Corporate finance, in its simplest form, is the area of finance that deals with how companies manage their money and capital. It’s a broad field encompassing everything from investment decisions to funding strategies, all aimed at maximizing shareholder value. Think of it as the financial engine that drives a company’s growth and sustainability.
At its core, corporate finance revolves around three key questions: What long-term investments should the company undertake? (Investment Decisions), How should the company pay for these investments? (Financing Decisions), and How should the company manage its day-to-day finances? (Working Capital Management).
Investment Decisions (also known as capital budgeting) are perhaps the most critical. These decisions involve analyzing potential projects and investments, such as purchasing new equipment, entering new markets, or acquiring other companies. Corporate finance professionals use various tools and techniques like Net Present Value (NPV), Internal Rate of Return (IRR), and payback period to evaluate these opportunities and determine if they are likely to generate sufficient returns to justify the investment. The goal is to allocate capital to projects that will increase the company’s overall value.

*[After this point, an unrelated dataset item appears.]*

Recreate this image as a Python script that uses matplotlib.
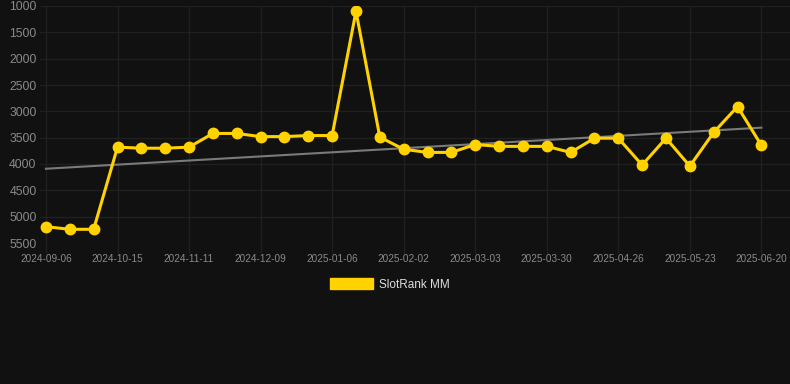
import matplotlib
matplotlib.use("Agg")
import matplotlib.pyplot as plt
from matplotlib.patches import Patch

plt.rcParams['font.family'] = ['Liberation Sans', 'DejaVu Sans']

# Data
rank_values = [5190, 5240, 5240, 3680, 3700, 3700, 3680, 3420, 3420, 3480,
               3480, 3460, 3460, 1100, 3490, 3720, 3780, 3780, 3630, 3665,
               3665, 3665, 3780, 3510, 3510, 4020, 3510, 4040, 3400, 2910,
               3645]
tick_labels = ["2024-09-06", "2024-10-15", "2024-11-11", "2024-12-09",
               "2025-01-06", "2025-02-02", "2025-03-03", "2025-03-30",
               "2025-04-26", "2025-05-23", "2025-06-20"]
tick_every = 3
trend_values = [4090, 3310]
y_ticks = [1000, 1500, 2000, 2500, 3000, 3500, 4000, 4500, 5000, 5500]
series_name = "SlotRank MM"

BG = "#111111"
GRID = "#202020"
TXT = "#8a8a8a"
GOLD = "#FFD200"

W, H = 790, 384
fig = plt.figure(figsize=(W / 100, H / 100), dpi=100, facecolor=BG)
ax = fig.add_axes([40 / W, (H - 243) / H, (790 - 40) / W, (243 - 6) / H])
ax.set_facecolor(BG)

x = list(range(len(rank_values)))
ax.plot([x[0], x[-1]], trend_values, color="#7a7a7a", lw=1.5, zorder=2)
ax.plot(x, rank_values, color=GOLD, lw=2.2, marker="o", ms=7.5,
        markerfacecolor=GOLD, markeredgecolor=GOLD, zorder=3,
        solid_joinstyle="round")

ax.set_ylim(5500, 1000)
ax.set_xlim(-0.25, 31.2)
ax.set_yticks(y_ticks)
ax.set_yticklabels([str(v) for v in y_ticks])
ticks_x = x[::tick_every]
ax.set_xticks(ticks_x)
ax.set_xticklabels(tick_labels)

ax.grid(True, color=GRID, lw=1.0)
ax.set_axisbelow(True)
for s in ax.spines.values():
    s.set_visible(False)
ax.tick_params(axis="y", length=0, pad=2.5, labelsize=8.8, labelcolor=TXT)
ax.tick_params(axis="x", length=7, color=GRID, width=1.0, pad=1,
               labelsize=7.2, labelcolor=TXT)

fig.legend(handles=[Patch(facecolor=GOLD, edgecolor=GOLD, label=series_name)],
           loc="center", bbox_to_anchor=(390 / W, 1 - 284.5 / H),
           frameon=False, fontsize=8.5, labelcolor="#dddddd",
           handlelength=3.6, handleheight=1.1, handletextpad=0.5)

fig.savefig("out.png", dpi=100, facecolor=BG)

Financing Decisions involve determining the optimal mix of debt and equity financing. Companies can raise capital by issuing bonds (debt) or selling shares (equity). The choice between these options depends on factors such as interest rates, market conditions, and the company’s risk profile. Debt can be cheaper due to the tax deductibility of interest payments, but it also increases financial risk. Equity, on the other hand, doesn’t require fixed payments but dilutes ownership. Corporate finance professionals carefully analyze the cost of capital for each option and strive to find the financing structure that minimizes the company’s overall cost of capital.

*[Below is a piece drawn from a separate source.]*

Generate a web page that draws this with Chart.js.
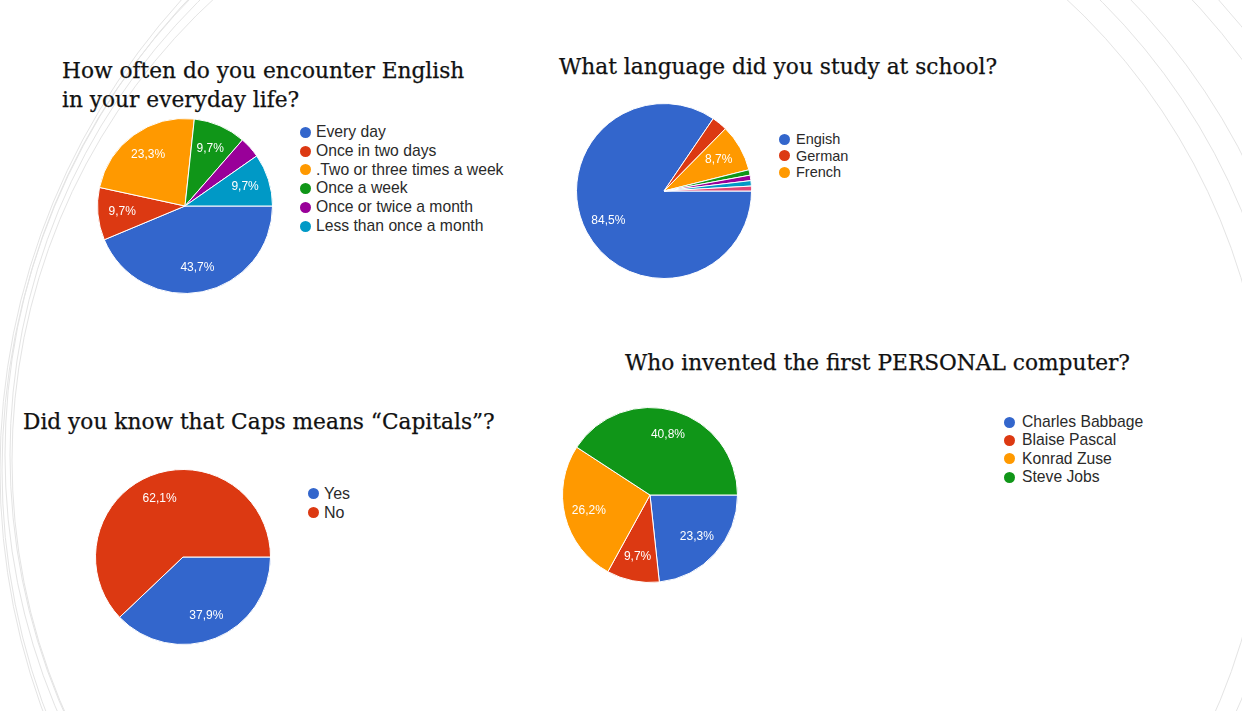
<!DOCTYPE html>
<html>
<head>
<meta charset="utf-8">
<script src="https://cdn.jsdelivr.net/npm/chart.js@4"></script>
<style>
    html, body { margin: 0; padding: 0; background: #fff; }
    #page { position: relative; width: 1242px; height: 711px; overflow: hidden; background: #fff; }
    #bg { position: absolute; left: 0; top: 0; }
    .title { position: absolute; font-family: 'DejaVu Serif', serif; font-size: 21.7px; color: #111; line-height: 29px; white-space: nowrap; -webkit-text-stroke: 0.25px #111; }
    .pie { position: absolute; width: 176px; height: 176px; }
    .legend { position: absolute; font-family: 'Liberation Sans', Arial, sans-serif; color: #2a2a2a; white-space: nowrap; }
    .legend div { position: relative; }
    .legend span.dot { position: absolute; border-radius: 50%; }
</style>
</head>
<body>
<div id="page">
    <svg id="bg" width="1242" height="711"></svg>

    <div class="title" style="left:62px; top:56px;">How often do you encounter English<br>in your everyday life?</div>
    <div class="pie" style="left:97px; top:118px;"><canvas id="freqChart"></canvas></div>
    <div class="legend" id="freqLegend" style="left:300px; top:123px; font-size:15.7px;"></div>

    <div class="title" style="left:559px; top:52px;">What language did you study at school?</div>
    <div class="pie" style="left:576px; top:103px;"><canvas id="langChart"></canvas></div>
    <div class="legend" id="langLegend" style="left:779px; top:131px; font-size:14.5px;"></div>

    <div class="title" style="left:23px; top:407px;">Did you know that Caps means “Capitals”?</div>
    <div class="pie" style="left:95px; top:469px;"><canvas id="capsChart"></canvas></div>
    <div class="legend" id="capsLegend" style="left:308px; top:484px; font-size:16px;"></div>

    <div class="title" style="left:625px; top:348px;">Who invented the first PERSONAL computer?</div>
    <div class="pie" style="left:562px; top:407px;"><canvas id="pcChart"></canvas></div>
    <div class="legend" id="pcLegend" style="left:1004px; top:413px; font-size:15.7px;"></div>
</div>

<script>
// colours used by the survey charts
const palette = ['#3366cc', '#dc3912', '#ff9900', '#109618', '#990099', '#0099c6', '#dd4477'];

// How often do you encounter English
const freqLabels = ['Every day', 'Once in two days', '.Two or three times a week', 'Once a week', 'Once or twice a month', 'Less than once a month'];
const freqValues = [43.7, 9.7, 23.3, 9.7, 3.9, 9.7];

// What language did you study at school (only 3 options are in the legend)
const langLabels = ['Engish', 'German', 'French'];
const langValues = [84.5, 2.9, 8.7, 1.0, 1.0, 1.0, 0.9];

// Caps = Capitals
const capsLabels = ['Yes', 'No'];
const capsValues = [37.9, 62.1];

// first personal computer
const pcLabels = ['Charles Babbage', 'Blaise Pascal', 'Konrad Zuse', 'Steve Jobs'];
const pcValues = [23.3, 9.7, 26.2, 40.8];

// faint decorative arcs behind everything
const svg = document.getElementById('bg');
const arcs = [
    [650, 455, 640], [660, 455, 655], [640, 460, 628], [700, 470, 700], [690, 470, 688]
];
arcs.forEach(a => {
    const c = document.createElementNS('http://www.w3.org/2000/svg', 'circle');
    c.setAttribute('cx', a[0]);
    c.setAttribute('cy', a[1]);
    c.setAttribute('r', a[2]);
    c.setAttribute('fill', 'none');
    c.setAttribute('stroke', '#e4e4e4');
    c.setAttribute('stroke-width', '1');
    svg.appendChild(c);
});

// percentage text inside the slices (google forms style)
const sliceLabels = {
    id: 'sliceLabels',
    afterDatasetsDraw(chart) {
        const ctx = chart.ctx;
        const meta = chart.getDatasetMeta(0);
        const values = chart.data.datasets[0].data;
        ctx.save();
        ctx.font = '12px "Liberation Sans", Arial, sans-serif';
        ctx.fillStyle = '#ffffff';
        ctx.textAlign = 'center';
        ctx.textBaseline = 'middle';
        meta.data.forEach((arc, i) => {
            if (values[i] < 5) return;
            const p = arc.getProps(['x', 'y', 'startAngle', 'endAngle', 'outerRadius'], true);
            const mid = (p.startAngle + p.endAngle) / 2;
            const r = p.outerRadius * 0.72;
            const text = values[i].toFixed(1).replace('.', ',') + '%';
            ctx.fillText(text, p.x + Math.cos(mid) * r, p.y + Math.sin(mid) * r);
        });
        ctx.restore();
    }
};

function makePie(id, labels, values) {
    const labelsAll = values.map((v, i) => labels[i] || '');
    new Chart(document.getElementById(id), {
        type: 'pie',
        data: {
            labels: labelsAll,
            datasets: [{
                data: values,
                backgroundColor: palette.slice(0, values.length),
                borderColor: '#ffffff',
                borderWidth: 1
            }]
        },
        options: {
            responsive: true,
            maintainAspectRatio: false,
            animation: false,
            rotation: 90,
            plugins: {
                legend: { display: false },
                tooltip: { enabled: false }
            }
        },
        plugins: [sliceLabels]
    });
}

function makeLegend(id, labels, rowHeight, dotSize, gap) {
    const box = document.getElementById(id);
    labels.forEach((label, i) => {
        const row = document.createElement('div');
        row.style.height = rowHeight + 'px';
        row.style.lineHeight = rowHeight + 'px';
        row.style.paddingLeft = (dotSize + gap) + 'px';
        const dot = document.createElement('span');
        dot.className = 'dot';
        dot.style.width = dotSize + 'px';
        dot.style.height = dotSize + 'px';
        dot.style.left = '0px';
        dot.style.top = ((rowHeight - dotSize) / 2) + 'px';
        dot.style.background = palette[i];
        row.appendChild(dot);
        row.appendChild(document.createTextNode(label));
        box.appendChild(row);
    });
}

makePie('freqChart', freqLabels, freqValues);
makePie('langChart', langLabels, langValues);
makePie('capsChart', capsLabels, capsValues);
makePie('pcChart', pcLabels, pcValues);

makeLegend('freqLegend', freqLabels, 18.8, 11, 5);
makeLegend('langLegend', langLabels, 16.5, 11, 6);
makeLegend('capsLegend', capsLabels, 19, 11, 5);
makeLegend('pcLegend', pcLabels, 18.3, 11, 7);
</script>
</body>
</html>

Working Capital Management focuses on managing the company’s short-term assets and liabilities. This includes managing inventory, accounts receivable, and accounts payable. Efficient working capital management ensures that the company has enough liquidity to meet its short-term obligations while also maximizing the return on its short-term assets. This is crucial for maintaining smooth operations and avoiding financial distress.
Beyond these core functions, corporate finance also involves activities such as mergers and acquisitions (M&A), dividend policy, risk management, and financial planning. M&A deals involve the strategic combination of two or more companies, aimed at achieving synergies and increasing market share. Dividend policy determines how much of the company’s profits are distributed to shareholders. Risk management involves identifying and mitigating potential financial risks. And financial planning involves forecasting future financial performance and setting financial goals.
In essence, corporate finance provides the framework for making sound financial decisions that contribute to a company’s long-term success. By effectively managing investments, financing, and working capital, companies can increase their profitability, improve their efficiency, and ultimately maximize shareholder value.